On 27th January 2025, Monday, a solemn ceremony was held at Auschwitz that was attended by the living Holocaust survivors as well as political leaders and dignitaries from around the globe, including King Charles III of Britain, President Volodymyr Zelensky of Ukraine and President Emmanuel Macron of France. Piotr Cywinski, the Auschwitz-Birkenau Museum director, said at the event, “Memory is not only crying when you look to the past; it is not only empathy when you look to the victims. This is not enough. Memory, I think, is really the key for today’s time and the key for finding your position today.”
If we look at the movie “Jojo Rabbit”, it becomes easier to understand how ideological poisoning was implemented by the Nazi regime to secure their objectives. Disseminating propaganda against minority communities are becoming increasingly prevalent in today’s world as well, causing anxiety among such communities as they fear for their basic human rights.
Hatred on the lines of race, religion and gender are instrumental factors shaping global politics, to this day.

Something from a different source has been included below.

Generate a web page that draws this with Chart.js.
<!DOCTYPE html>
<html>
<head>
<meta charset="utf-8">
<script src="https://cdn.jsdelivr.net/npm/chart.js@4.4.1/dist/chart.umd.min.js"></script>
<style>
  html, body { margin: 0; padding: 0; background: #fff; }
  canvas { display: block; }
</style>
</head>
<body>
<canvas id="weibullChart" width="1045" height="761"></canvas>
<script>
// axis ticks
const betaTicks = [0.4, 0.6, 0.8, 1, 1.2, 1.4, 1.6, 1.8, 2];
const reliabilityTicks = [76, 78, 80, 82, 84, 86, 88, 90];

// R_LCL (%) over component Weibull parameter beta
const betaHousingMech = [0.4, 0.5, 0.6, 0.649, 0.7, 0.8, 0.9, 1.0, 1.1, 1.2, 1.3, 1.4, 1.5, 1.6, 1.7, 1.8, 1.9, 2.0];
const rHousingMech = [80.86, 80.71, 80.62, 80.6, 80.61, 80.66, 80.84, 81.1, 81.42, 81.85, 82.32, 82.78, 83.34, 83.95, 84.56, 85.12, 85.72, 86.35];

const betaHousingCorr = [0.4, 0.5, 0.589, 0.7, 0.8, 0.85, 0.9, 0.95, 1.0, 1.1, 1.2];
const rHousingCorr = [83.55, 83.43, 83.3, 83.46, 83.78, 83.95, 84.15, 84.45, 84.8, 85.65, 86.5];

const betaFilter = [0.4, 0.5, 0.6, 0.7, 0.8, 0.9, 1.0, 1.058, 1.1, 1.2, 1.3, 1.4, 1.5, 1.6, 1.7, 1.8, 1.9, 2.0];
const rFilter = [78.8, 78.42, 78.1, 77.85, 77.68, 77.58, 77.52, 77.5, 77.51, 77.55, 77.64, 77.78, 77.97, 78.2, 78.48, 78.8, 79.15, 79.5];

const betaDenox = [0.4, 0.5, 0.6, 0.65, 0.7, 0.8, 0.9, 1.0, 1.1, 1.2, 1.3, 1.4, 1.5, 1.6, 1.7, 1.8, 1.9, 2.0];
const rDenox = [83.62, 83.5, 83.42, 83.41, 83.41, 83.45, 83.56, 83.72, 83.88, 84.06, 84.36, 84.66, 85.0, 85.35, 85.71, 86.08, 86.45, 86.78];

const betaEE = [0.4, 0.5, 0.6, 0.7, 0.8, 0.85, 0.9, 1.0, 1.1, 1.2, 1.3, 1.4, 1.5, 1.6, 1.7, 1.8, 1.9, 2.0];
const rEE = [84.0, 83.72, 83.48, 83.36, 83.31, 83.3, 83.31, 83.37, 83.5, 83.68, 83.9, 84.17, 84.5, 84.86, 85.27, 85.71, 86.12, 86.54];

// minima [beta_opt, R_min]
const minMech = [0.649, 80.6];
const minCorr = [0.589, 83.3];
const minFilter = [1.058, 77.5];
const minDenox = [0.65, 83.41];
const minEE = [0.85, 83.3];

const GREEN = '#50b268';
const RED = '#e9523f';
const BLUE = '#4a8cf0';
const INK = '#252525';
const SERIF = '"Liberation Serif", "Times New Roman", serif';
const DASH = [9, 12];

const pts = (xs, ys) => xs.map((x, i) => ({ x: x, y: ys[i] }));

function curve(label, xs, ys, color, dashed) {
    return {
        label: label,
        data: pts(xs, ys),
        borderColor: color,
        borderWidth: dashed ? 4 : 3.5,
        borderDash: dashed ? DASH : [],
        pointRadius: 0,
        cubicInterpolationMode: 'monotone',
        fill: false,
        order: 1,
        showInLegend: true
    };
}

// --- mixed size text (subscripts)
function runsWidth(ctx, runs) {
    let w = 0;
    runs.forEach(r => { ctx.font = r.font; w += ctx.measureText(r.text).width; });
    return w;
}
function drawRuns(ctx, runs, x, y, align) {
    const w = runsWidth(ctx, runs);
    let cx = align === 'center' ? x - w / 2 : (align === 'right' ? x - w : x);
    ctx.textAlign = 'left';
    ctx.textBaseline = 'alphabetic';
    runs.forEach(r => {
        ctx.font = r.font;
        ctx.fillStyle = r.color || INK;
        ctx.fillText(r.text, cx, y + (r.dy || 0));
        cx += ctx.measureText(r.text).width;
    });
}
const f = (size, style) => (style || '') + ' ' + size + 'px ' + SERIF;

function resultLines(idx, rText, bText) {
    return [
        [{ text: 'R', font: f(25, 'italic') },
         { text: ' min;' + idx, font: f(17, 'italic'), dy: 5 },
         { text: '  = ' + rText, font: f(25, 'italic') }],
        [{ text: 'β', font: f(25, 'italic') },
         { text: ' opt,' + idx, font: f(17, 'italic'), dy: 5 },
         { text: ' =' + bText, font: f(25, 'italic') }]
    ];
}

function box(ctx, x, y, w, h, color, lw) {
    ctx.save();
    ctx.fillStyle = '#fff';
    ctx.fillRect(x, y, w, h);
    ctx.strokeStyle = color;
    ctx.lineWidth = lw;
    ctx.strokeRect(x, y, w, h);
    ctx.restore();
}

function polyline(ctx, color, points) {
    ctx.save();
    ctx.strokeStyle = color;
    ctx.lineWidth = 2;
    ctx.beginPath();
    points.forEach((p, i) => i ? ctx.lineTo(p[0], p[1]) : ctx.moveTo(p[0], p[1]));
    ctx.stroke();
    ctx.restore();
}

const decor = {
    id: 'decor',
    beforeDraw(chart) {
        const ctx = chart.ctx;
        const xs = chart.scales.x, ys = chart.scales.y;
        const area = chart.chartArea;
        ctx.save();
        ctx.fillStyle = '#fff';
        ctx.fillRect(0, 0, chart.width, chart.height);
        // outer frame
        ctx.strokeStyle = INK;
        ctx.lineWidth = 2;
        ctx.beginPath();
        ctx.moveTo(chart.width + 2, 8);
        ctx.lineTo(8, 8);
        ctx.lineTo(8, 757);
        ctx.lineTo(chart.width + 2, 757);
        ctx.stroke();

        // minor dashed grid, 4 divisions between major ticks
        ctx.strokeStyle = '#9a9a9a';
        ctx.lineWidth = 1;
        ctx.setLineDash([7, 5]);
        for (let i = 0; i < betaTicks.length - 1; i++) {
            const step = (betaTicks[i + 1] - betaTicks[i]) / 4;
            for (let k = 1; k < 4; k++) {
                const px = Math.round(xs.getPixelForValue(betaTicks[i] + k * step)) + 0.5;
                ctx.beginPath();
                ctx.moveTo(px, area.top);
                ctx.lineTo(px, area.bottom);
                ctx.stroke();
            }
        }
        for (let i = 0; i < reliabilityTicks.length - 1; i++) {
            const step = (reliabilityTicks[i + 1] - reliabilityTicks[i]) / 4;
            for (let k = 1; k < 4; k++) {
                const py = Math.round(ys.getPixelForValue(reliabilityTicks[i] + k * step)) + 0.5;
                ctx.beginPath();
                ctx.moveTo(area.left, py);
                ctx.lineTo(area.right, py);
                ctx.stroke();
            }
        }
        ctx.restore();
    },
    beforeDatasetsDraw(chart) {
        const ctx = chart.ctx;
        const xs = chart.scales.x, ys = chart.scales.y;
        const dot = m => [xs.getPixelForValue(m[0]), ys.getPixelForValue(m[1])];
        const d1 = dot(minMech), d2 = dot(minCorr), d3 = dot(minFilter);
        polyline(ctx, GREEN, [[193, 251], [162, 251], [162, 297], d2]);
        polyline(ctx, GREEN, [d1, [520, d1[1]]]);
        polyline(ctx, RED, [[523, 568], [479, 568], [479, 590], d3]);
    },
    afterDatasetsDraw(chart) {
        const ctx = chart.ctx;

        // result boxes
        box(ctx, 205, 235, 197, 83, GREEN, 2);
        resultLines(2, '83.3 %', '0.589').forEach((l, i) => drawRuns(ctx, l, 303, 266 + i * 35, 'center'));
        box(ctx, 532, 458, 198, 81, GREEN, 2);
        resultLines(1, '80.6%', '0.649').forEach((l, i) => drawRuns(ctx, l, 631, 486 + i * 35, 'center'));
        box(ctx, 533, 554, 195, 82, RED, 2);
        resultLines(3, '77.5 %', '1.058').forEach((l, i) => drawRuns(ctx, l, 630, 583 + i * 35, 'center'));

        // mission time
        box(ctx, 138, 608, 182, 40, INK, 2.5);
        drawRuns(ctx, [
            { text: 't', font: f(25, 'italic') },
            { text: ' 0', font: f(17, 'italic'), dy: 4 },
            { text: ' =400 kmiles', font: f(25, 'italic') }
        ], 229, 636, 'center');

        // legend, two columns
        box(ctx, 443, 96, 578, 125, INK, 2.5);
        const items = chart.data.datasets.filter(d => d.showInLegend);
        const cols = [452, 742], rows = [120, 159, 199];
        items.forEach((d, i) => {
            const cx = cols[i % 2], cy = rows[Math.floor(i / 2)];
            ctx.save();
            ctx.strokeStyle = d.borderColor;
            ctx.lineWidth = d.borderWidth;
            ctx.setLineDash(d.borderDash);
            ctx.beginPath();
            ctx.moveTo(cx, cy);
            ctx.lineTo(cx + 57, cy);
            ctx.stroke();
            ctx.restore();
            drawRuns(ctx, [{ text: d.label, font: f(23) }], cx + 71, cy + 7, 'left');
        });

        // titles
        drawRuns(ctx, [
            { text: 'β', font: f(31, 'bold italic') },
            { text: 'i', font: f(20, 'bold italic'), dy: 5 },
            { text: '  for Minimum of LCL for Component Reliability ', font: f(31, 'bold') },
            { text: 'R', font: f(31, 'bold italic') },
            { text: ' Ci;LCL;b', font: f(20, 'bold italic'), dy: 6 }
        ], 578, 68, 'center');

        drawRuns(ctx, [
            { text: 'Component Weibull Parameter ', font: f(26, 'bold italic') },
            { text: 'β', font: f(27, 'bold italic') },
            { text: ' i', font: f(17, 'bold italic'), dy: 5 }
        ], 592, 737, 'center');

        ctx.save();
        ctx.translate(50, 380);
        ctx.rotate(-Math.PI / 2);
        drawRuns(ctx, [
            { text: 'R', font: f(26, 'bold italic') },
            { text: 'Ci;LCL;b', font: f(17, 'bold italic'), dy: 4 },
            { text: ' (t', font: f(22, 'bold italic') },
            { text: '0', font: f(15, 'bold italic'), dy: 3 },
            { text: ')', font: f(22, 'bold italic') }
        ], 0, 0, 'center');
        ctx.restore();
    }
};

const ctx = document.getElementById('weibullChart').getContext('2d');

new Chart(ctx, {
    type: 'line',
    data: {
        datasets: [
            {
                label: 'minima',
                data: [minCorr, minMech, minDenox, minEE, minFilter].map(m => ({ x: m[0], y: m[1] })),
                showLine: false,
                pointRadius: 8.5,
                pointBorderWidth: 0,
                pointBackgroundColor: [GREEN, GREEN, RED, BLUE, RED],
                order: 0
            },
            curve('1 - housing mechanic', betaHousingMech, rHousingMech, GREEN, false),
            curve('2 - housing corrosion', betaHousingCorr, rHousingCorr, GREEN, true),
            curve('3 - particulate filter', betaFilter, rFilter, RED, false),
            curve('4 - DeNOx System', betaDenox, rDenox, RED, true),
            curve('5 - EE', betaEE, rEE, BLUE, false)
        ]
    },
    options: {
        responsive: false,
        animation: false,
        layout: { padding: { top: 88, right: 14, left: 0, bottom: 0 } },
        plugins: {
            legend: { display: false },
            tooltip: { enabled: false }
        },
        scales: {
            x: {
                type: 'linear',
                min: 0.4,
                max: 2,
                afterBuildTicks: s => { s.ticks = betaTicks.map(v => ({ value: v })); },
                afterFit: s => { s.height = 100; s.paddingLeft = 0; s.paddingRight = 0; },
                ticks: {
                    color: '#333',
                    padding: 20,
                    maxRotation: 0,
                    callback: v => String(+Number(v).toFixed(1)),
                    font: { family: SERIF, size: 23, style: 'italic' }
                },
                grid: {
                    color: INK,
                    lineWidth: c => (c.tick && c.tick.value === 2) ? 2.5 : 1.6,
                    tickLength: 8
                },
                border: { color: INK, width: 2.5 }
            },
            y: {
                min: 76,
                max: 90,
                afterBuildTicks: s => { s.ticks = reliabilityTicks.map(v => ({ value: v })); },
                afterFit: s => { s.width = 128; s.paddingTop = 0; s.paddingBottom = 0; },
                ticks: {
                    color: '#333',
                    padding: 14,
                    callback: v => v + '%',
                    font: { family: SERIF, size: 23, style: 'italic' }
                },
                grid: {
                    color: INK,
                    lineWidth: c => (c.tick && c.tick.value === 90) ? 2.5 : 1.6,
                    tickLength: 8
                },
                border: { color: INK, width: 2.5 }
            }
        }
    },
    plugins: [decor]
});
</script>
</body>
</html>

Debates continue to exist among scholars about the genocidal intentions of the ongoing wars, namely the Israel-Palestine war that has begun since 7th October, 2023. As we watch on broadcast the transformation of civilisations into debris and rubble, it is too obvious how morally bankrupt we have become, as the world powers stand witness to the present-day demolition and massacre, barely lending a helping hand, or perhaps even protesting against the injustice to start with. There are anti-Semitic sentiments rising across Europe today, as scholarly and layperson debates rage about the Israel-Palestine war, notwithstanding the ceasefire.
However, what is most miraculous is how little acts of kindness have continued to exist even in the harshest of circumstances. As Elie Wiesel said in his speech at the opening of Yad Vashem’s Holocaust History Museum, “In those times, the heroes were martyrs, and the martyrs were heroes. It was heroic for a friend to give his piece of bread to his friend.” Perhaps a statement that reminds us of the endearing friendship between the two characters Bruno and Shmuel in John Boyne’s historical fiction novel, “The Boy in the Striped Pyjamas”, thus blurring the lines between reality and fiction in our perception. Times of crisis also stand witness to extraordinary instances of fearlessness and compassion, like that of Oskar Schindler, the German industrialist who saved over 1,100 Jews by employing them, mirroring Holocaust victim Anne Frank’s quote, “How wonderful it is that nobody need wait a single moment before starting to improve the world.”